== DATA EXCERPT

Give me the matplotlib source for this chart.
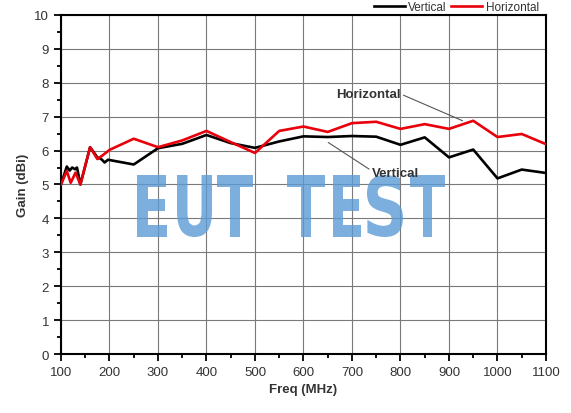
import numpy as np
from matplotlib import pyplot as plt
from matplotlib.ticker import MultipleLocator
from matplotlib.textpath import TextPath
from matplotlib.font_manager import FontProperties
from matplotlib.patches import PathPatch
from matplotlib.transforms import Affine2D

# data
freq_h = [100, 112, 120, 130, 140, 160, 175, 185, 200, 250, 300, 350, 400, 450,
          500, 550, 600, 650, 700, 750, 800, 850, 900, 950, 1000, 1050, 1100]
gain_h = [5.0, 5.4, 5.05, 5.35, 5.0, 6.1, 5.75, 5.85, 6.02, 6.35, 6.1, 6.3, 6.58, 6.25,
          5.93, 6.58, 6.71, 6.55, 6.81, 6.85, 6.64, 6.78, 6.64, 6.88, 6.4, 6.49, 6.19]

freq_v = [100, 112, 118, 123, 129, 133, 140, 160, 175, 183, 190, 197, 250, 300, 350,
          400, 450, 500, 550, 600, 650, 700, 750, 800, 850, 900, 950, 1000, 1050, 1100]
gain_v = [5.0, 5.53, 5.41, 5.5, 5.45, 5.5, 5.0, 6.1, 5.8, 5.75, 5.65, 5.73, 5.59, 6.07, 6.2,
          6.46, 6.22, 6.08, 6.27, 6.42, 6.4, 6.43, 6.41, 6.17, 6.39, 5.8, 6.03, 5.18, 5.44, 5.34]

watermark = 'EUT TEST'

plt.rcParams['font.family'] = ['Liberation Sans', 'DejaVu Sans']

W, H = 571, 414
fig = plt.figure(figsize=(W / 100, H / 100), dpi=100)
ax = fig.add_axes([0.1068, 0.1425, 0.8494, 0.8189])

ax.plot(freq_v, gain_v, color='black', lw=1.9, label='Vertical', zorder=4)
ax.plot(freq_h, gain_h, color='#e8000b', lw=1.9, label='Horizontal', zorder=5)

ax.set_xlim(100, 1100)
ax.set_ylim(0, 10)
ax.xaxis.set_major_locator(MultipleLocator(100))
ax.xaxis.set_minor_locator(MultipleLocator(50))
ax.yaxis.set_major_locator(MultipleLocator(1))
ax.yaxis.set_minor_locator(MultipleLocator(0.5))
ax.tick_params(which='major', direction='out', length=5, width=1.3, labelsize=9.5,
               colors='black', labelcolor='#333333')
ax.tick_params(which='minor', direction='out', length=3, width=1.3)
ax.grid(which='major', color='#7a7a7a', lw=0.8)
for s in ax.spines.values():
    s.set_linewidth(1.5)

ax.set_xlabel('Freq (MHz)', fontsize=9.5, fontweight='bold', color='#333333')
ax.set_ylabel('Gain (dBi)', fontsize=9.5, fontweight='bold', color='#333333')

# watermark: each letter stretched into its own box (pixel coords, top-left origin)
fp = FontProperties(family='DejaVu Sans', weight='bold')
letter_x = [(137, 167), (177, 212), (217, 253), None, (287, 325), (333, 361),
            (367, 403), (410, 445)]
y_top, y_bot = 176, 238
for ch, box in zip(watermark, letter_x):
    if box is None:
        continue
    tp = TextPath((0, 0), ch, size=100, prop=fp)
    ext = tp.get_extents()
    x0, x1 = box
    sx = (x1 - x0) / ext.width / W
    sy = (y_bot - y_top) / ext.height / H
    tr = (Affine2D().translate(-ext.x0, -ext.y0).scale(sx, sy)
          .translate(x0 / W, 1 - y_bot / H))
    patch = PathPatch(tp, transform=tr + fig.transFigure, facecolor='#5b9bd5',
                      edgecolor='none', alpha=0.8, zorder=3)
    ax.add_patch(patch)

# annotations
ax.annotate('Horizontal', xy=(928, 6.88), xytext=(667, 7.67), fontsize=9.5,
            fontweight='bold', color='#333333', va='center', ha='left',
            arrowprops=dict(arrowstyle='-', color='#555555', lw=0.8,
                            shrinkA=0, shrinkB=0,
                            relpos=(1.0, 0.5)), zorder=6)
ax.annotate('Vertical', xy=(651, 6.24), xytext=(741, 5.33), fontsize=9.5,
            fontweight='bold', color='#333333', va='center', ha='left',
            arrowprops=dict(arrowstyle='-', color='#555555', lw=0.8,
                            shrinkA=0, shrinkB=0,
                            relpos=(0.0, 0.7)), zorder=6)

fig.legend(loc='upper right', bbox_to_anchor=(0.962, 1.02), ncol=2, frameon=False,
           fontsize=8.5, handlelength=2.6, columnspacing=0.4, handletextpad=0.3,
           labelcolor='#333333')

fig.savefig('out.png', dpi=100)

====

Report each line of the material above where the word "matplotlib" appears.

**TASK RESULT**
Give me the matplotlib source for this chart.
from matplotlib import pyplot as plt
from matplotlib.ticker import MultipleLocator
from matplotlib.textpath import TextPath
from matplotlib.font_manager import FontProperties
from matplotlib.patches import PathPatch
from matplotlib.transforms import Affine2D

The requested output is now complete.